Find the lines that contain the word "this" and copy each one.

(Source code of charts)
◆ ◆ ◆ ◆ ◆ ◆ ◆
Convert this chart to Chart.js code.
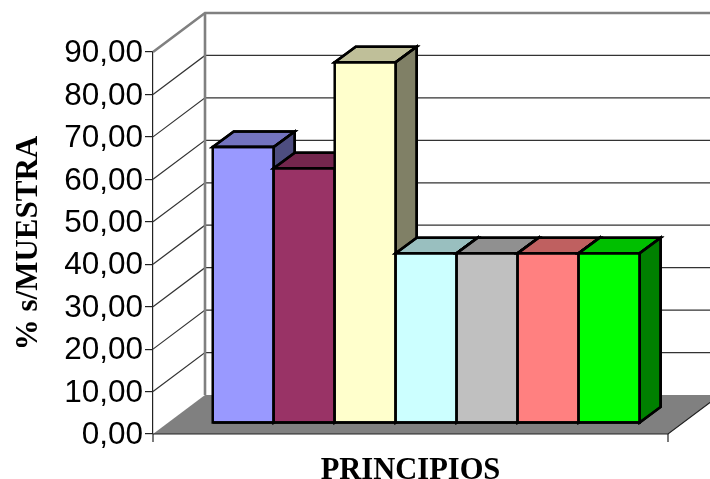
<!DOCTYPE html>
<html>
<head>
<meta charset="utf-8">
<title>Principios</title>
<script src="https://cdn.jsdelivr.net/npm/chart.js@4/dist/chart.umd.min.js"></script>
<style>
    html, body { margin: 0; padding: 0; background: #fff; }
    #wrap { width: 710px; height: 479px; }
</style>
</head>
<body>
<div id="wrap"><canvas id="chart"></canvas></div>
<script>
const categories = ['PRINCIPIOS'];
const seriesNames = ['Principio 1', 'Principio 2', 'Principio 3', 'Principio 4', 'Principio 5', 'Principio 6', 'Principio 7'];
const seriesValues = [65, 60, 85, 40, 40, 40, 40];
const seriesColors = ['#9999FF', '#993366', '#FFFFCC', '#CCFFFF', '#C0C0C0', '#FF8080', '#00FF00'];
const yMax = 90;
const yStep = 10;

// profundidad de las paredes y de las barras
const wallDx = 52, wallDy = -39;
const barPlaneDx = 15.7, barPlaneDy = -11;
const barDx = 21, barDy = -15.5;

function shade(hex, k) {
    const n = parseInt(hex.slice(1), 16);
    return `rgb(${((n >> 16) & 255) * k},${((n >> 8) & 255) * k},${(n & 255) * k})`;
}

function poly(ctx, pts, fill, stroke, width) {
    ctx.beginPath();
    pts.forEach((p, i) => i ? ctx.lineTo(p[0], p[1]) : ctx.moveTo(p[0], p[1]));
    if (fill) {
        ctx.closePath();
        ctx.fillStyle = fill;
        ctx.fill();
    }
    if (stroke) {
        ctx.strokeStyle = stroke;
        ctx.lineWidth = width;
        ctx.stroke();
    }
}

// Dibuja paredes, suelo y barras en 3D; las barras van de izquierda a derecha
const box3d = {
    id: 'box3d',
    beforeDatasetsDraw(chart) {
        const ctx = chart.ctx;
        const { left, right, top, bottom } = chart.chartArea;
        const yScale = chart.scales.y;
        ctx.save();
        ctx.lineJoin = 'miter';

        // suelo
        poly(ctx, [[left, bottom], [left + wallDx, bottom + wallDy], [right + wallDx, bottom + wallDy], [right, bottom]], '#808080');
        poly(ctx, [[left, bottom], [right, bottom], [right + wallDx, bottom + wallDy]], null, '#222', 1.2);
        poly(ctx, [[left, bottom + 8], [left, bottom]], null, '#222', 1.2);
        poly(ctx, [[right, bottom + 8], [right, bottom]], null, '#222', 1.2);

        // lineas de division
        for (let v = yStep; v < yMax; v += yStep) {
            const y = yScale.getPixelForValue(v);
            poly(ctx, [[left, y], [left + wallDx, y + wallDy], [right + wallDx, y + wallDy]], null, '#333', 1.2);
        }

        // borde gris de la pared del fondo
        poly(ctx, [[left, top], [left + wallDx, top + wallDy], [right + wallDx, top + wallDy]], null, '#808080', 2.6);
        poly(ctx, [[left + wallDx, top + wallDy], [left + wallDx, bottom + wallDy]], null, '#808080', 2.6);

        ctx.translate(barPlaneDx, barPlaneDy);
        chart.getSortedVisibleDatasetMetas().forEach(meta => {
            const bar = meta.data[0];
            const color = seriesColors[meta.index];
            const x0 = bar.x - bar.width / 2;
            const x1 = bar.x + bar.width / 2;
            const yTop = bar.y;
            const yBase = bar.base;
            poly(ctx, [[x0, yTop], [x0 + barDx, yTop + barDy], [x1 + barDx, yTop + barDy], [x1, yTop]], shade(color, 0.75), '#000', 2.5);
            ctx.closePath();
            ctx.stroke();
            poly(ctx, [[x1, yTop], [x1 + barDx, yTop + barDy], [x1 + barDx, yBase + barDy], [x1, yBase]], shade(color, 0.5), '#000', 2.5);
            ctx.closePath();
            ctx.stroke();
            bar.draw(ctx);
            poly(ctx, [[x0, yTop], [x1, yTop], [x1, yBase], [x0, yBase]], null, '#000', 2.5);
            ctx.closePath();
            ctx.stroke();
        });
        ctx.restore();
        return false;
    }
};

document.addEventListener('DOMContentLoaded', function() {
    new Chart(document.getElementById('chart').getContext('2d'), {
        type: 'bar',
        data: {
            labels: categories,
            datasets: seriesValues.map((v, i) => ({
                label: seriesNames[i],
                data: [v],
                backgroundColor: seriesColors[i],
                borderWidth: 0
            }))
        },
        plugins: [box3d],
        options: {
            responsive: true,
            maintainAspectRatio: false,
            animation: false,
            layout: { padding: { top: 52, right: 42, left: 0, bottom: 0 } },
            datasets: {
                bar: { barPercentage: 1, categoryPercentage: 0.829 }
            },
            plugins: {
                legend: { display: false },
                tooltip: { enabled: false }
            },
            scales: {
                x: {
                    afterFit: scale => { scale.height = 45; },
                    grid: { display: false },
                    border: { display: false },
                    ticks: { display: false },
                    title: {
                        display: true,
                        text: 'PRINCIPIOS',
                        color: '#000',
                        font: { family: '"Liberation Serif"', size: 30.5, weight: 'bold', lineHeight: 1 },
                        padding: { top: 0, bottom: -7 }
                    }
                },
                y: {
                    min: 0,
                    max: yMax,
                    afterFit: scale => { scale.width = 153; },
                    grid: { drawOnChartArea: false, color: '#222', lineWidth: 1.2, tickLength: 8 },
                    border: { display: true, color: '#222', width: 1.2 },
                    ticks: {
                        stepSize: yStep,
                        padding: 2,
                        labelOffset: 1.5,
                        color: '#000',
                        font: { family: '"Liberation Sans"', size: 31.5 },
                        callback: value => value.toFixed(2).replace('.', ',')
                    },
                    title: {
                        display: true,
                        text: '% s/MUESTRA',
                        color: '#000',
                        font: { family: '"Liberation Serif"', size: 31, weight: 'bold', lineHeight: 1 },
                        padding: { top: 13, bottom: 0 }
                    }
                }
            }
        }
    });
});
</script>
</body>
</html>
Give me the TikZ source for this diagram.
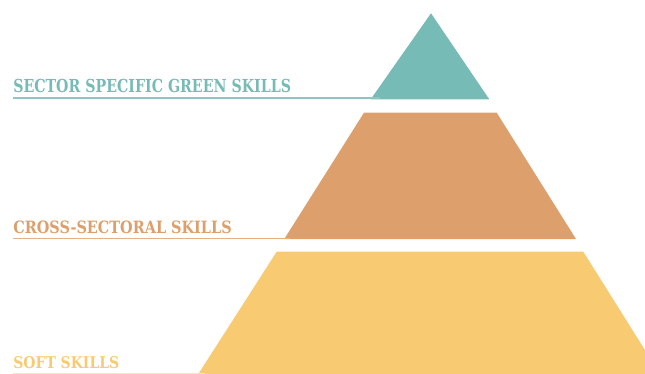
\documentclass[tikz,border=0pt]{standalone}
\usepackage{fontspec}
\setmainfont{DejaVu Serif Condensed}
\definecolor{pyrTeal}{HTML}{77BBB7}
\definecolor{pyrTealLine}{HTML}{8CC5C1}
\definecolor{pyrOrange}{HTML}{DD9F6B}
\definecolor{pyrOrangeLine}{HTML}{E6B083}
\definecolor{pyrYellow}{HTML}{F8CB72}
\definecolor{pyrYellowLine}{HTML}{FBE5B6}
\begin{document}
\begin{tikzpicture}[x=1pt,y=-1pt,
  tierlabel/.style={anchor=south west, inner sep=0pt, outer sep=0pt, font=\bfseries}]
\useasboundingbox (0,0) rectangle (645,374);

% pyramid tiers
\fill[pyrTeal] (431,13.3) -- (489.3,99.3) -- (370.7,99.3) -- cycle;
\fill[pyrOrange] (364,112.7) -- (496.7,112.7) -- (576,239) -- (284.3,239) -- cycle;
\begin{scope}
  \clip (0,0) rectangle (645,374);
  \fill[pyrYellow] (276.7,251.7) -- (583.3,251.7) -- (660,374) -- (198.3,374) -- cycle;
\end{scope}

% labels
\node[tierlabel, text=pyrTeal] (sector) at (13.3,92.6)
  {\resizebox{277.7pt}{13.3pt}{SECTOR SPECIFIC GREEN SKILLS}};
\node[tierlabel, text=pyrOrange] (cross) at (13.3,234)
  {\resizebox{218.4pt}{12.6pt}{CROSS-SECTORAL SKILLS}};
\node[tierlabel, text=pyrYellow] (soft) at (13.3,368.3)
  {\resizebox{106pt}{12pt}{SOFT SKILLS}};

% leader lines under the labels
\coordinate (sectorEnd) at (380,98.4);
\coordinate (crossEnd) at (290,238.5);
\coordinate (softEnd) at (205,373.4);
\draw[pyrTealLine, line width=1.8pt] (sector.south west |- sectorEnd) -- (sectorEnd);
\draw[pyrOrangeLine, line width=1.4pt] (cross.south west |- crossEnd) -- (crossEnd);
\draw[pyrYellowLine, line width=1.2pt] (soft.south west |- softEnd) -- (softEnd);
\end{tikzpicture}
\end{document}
◆ ◆ ◆ ◆ ◆ ◆ ◆
SOLVED PROBLEM -
Convert this chart to Chart.js code.
Give me the TikZ source for this diagram.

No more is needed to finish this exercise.